Each night before we slept,
Keeping nightmares at bay.

How did you know when I needed help?
Trying to climb over rocks,
Trying to catch up to everyone else.

How did you know to let me be?
Sleeping under blankets on the couch,
Cocooned in warmth and safety.

You knew when to laugh
And when to hold.
You knew how forgive
And when to scold.

Now there is this tiny creature
Growing inside of me.
And I do not know how
To be the mother I am supposed to be.

How will I know when to stay
And when to let them go?
How will I know the right way to love
And how to help them grow?

I am so afraid that I cannot fill
This role I have been given.
One that you seemed to do
Without doubt or indecision.

Maybe all I really need
Is to remember how you helped me through.
With guidance and care,
I hope to be as great a mother as you.

Thursday, July 17, 2014

Morning Snapshots of a Loving Husband

In the morning, when he leaves, he smells of coffee as he kisses me on the cheek. Barely awake, I see snapshots of him, a photo book of his morning. He wraps me in blankets which I have tangled into an incoherent mess in the night. I look up to see him moving the fan and closing the blinds so I can get a few more hours of sleep. He has already showered, he has already made coffee, he is all ready to go as he bends over me and whispers, "Hey, I'm heading to work," so I will know where he has gone when I wake.

I barely remember these moments. I only see them as fragments, still a dream. I do not thank him as he goes, I do not remember when he returns home, and yet, every morning he wakes to kiss me again.
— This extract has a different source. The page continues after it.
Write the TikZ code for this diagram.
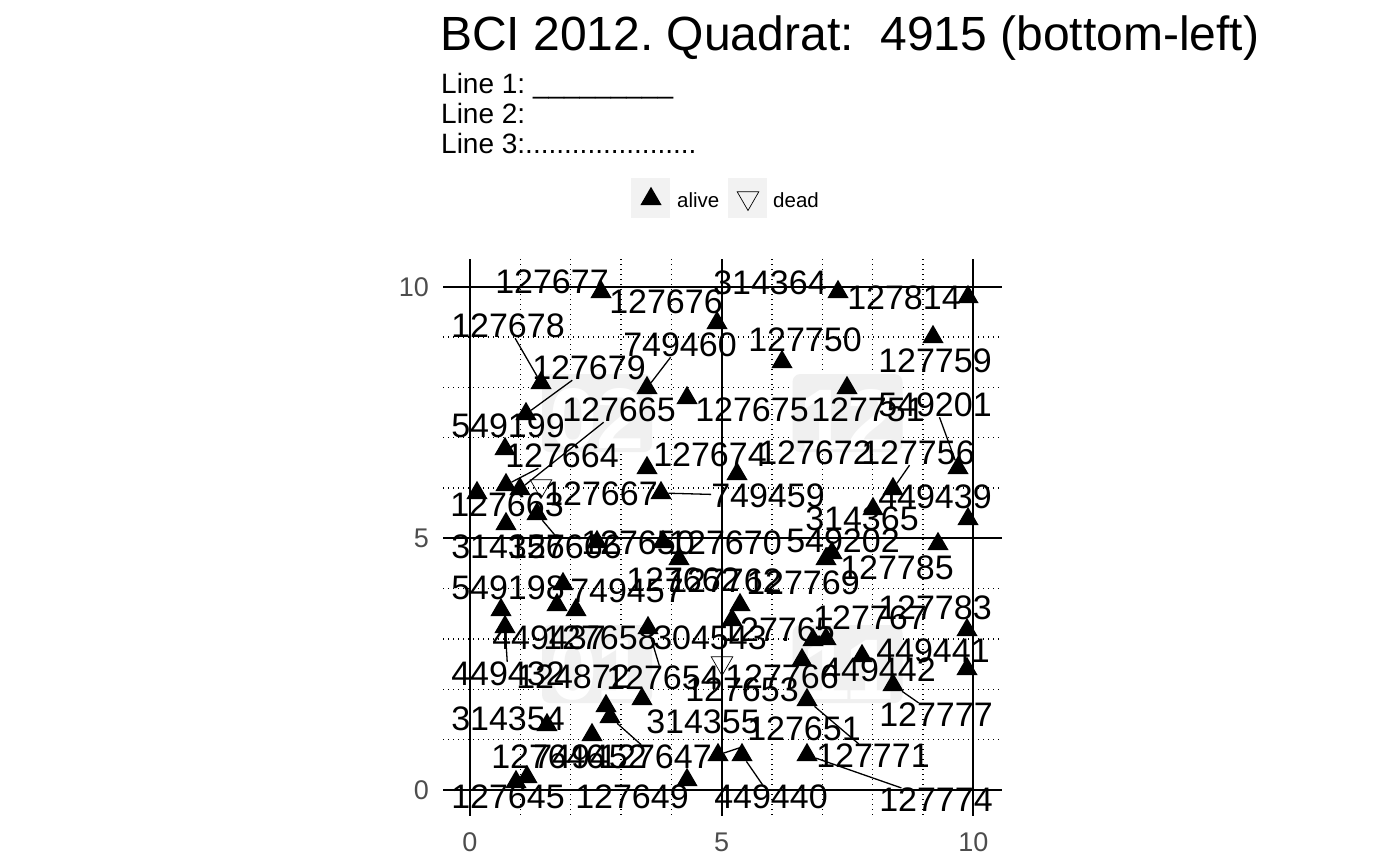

Thursday, February 27, 2014

Be Whole

Normally, I fly.
In flying there are separate sections, there is sadness at leaving, peace in the midst of an airport, and joy at arrival. While all these things mix interchangeably, flying over the land there is a separation from the leaving and the coming, from the sadness and the joy.

This time, I drove.
In driving there was loss each second as I watched the landscape fade away into unfamiliar, re-familiar, darkness, and light. Every minute was filled with a goodbye: goodbye Riverside, goodbye California, goodbye heat, goodbye western mountains, goodbye, goodbye. And every minute was filled with hellos: hello snow, hello family, hello old friends, hello flat flat Midwest fields, hello, hello.
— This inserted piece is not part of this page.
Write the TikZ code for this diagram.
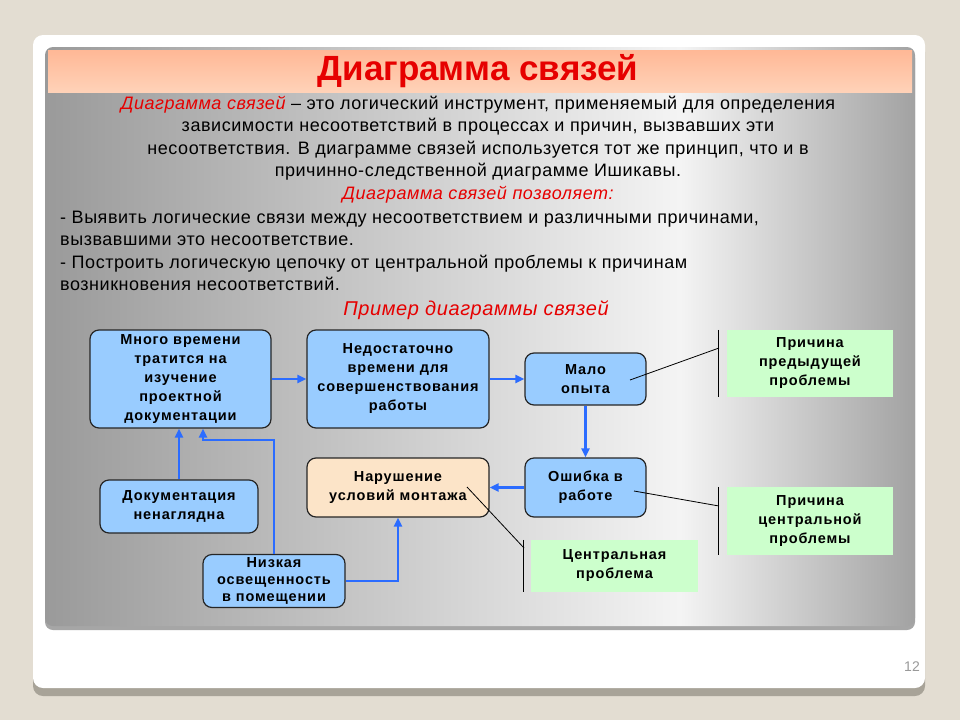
\documentclass[tikz,border=0pt]{standalone}
\usepackage{fontspec}
\setmainfont{Liberation Sans}
\newfontfamily\bodyfont{Liberation Sans}[LetterSpace=3]
\newfontfamily\boxfont{Liberation Sans}[LetterSpace=6]
\usetikzlibrary{arrows.meta}

\definecolor{pagebg}{HTML}{E3DDD2}
\definecolor{cardshadow}{HTML}{A8A398}
\definecolor{paneldark}{HTML}{9A9A9A}
\definecolor{panellight}{HTML}{F4F4F4}
\definecolor{panelright}{HTML}{A2A2A2}
\definecolor{bandtop}{HTML}{FFB896}
\definecolor{bandbot}{HTML}{FFD2B8}
\definecolor{titlered}{HTML}{E60000}
\definecolor{boxblue}{HTML}{99CCFF}
\definecolor{boxpeach}{HTML}{FCE4C8}
\definecolor{notegreen}{HTML}{CCFFCC}
\definecolor{linkblue}{HTML}{2B6CFF}

\begin{document}
\begin{tikzpicture}[x=1pt,y=-1pt,
    cause/.style={draw=black!85,line width=1.2pt,rounded corners=9pt,fill=boxblue,
      font=\boxfont\fontsize{14.5}{19}\selectfont\bfseries,align=center,inner sep=0pt},
    problem/.style={cause,fill=boxpeach},
    note/.style={fill=notegreen,font=\boxfont\fontsize{14.5}{19}\selectfont\bfseries,align=center,inner sep=0pt},
    link/.style={draw=linkblue,line width=2.6pt,-{Triangle[length=9pt,width=8pt]}},
    pointer/.style={draw=black,line width=0.8pt},
    bodytext/.style={font=\bodyfont\fontsize{18}{22.5}\selectfont,inner sep=0pt}
  ]
  % slide background
  \fill[pagebg] (0,0) rectangle (960,720);
  \useasboundingbox (0,0) rectangle (960,720);
  \fill[cardshadow,rounded corners=10pt] (33,42) rectangle (925,696);
  \fill[white,rounded corners=10pt] (33,35) rectangle (925,688);
  \fill[black!35,rounded corners=8pt] (45,50) rectangle (915,630);
  \begin{scope}
    \clip[rounded corners=8pt] (45,47) rectangle (915,626);
    \shade[left color=paneldark,right color=panellight] (45,47) rectangle (680,626);
    \shade[left color=panellight,right color=panelright] (680,47) rectangle (915,626);
    \shade[top color=bandtop,bottom color=bandbot] (48,50) rectangle (912,92);
  \end{scope}
  \node[font=\fontsize{35}{38}\selectfont\bfseries,text=titlered] (title) at (478,71) {Диаграмма связей};

  % definition text
  \node[bodytext,align=center] (intro) at (478,149.5)
    {\textcolor{titlered}{\itshape Диаграмма связей} – это логический инструмент, применяемый для определения\\
     зависимости несоответствий в процессах и причин, вызвавших эти\\
     несоответствия. В диаграмме связей используется тот же принцип, что и в\\
     причинно-следственной диаграмме Ишикавы.\\
     \textcolor{titlered}{\itshape Диаграмма связей позволяет:}};
  \node[bodytext,align=left,anchor=west] (uses) at (60,251)
    {- Выявить логические связи между несоответствием и различными причинами,\\
     вызвавшими это несоответствие.\\
     - Построить логическую цепочку от центральной проблемы к причинам\\
     возникновения несоответствий.};
  \node[bodytext,font=\bodyfont\fontsize{20}{24}\selectfont\itshape,text=titlered] (example) at (476,310) {Пример диаграммы связей};

  % example diagram
  \node[cause,minimum width=181pt,minimum height=98pt] (study) at (180.5,379)
    {Много времени\\тратится на\\изучение\\проектной\\документации};
  \node[cause,minimum width=182pt,minimum height=98pt] (lack) at (398,379)
    {Недостаточно\\времени для\\совершенствования\\работы};
  \node[cause,minimum width=121pt,minimum height=52pt] (exper) at (585.5,379)
    {Мало\\опыта};
  \node[cause,minimum width=121pt,minimum height=59pt] (error) at (585.5,487.5)
    {Ошибка в\\работе};
  \node[problem,minimum width=182pt,minimum height=59pt] (mount) at (398,487.5)
    {Нарушение\\условий монтажа};
  \node[cause,minimum width=158pt,minimum height=53pt] (docs) at (179,506.5)
    {Документация\\ненаглядна};
  \node[cause,minimum width=142pt,minimum height=52pt] (light) at (274,581)
    {\raisebox{-5pt}{\begin{tabular}{@{}c@{}}Низкая\\[-2pt]освещенность\\[-2pt]в помещении\end{tabular}}};

  \node[note,minimum width=166pt,minimum height=67pt] (prev) at (810,363.5)
    {Причина\\предыдущей\\проблемы};
  \node[note,minimum width=166pt,minimum height=68pt] (centr) at (810,521)
    {Причина\\центральной\\проблемы};
  \node[note,minimum width=167pt,minimum height=52pt] (main) at (614.5,566)
    {Центральная\\проблема};

  \coordinate (bend) at (203,440);
  \draw[link] (study) -- (lack);
  \draw[link] (lack) -- (exper);
  \draw[link] (exper) -- (error);
  \draw[link] (error) -- (mount);
  \draw[link] (docs.north) -- (docs.north |- study.south);
  \draw[link] (light.north) |- (bend) -- (bend |- study.south);
  \draw[link] (light.east) -| (mount.south);

  % pointers to the notes
  \draw[pointer] ([xshift=-8pt]prev.north west) -- ([xshift=-8pt]prev.south west);
  \draw[pointer] ([xshift=-8pt]centr.north west) -- ([xshift=-8pt]centr.south west);
  \draw[pointer] ([xshift=-7pt]main.north west) -- ([xshift=-7pt]main.south west);
  \draw[pointer] (630,380) -- (719,348);
  \draw[pointer] (634,491) -- (719,506);
  \draw[pointer] (467,487) -- (524,548);

  \node[font=\fontsize{14}{16}\selectfont,text=black!40] (page) at (912,667) {12};
\end{tikzpicture}
\end{document}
Everything was felt more deeply as we drove. Anticipation mounting over the 33 driving hours, sadness declining over each new state. And while the pain was greater, the joy was greater too. As if the two had made a bargain to replace each other with the same amount the other had left. Like the sun rise after a night with only a sliver of the moon, like the sudden downpour of rain after months of drought, like the height of a mountain after the depths of the valley. This is beauty, this is tranquility, this is the juxtaposition of life's ups and downs knocking all at once.

And as we drove I heard my tires say, "be whole, be whole, be whole" with each rotation. "Be whole" in the sadness, "be whole" in the joy. "Be whole" in the loss and in the gain. "Be whole" in the memories of the past and the hopes for the future.

"Be whole, be whole, be whole."

Sunday, January 19, 2014

Five Pounds

“I want to lose five pounds” I tell my husband and he shakes his head.

He shakes it because he knows that I really mean I want to be skinny. And five pounds this month, does nothing to change the five pounds more that I will want to lose after, and the five after that.

There is no contentment to this cycle. There is always more to be fixed.

He knows this because he knew me when my cheeks sunk in, and I could buy small sizes even in Taiwan, and I had size zero jeans. He knows that even then, I wanted to lose those five more pounds. Always five more pounds.

What he doesn't know is that I still have those size zero jeans, hidden in the back of our closet for the day that I will be able to wear them again.

“You know I think you’re beautiful just the way you are?” he whispers to me and I look away.

I look away because he has to say these things to me. Because we are married and what else could he say, he knows better than to tell me he wishes I looked like someone else.

My soul has always swum with discontentment, and the more I think, the bigger it gets. This perfection is impossible to attain.

He knows better than to say that he wishes there was a gap in between my thighs, and that I never had rolls when I sat down, and that my neck was longer. If he said these things that I’m sure he is thinking, he knows my heart would break. He wants me to lose those five more pounds.

What I don’t know is that he threw the jeans out, because he doesn't want to see me try to be that small ever again.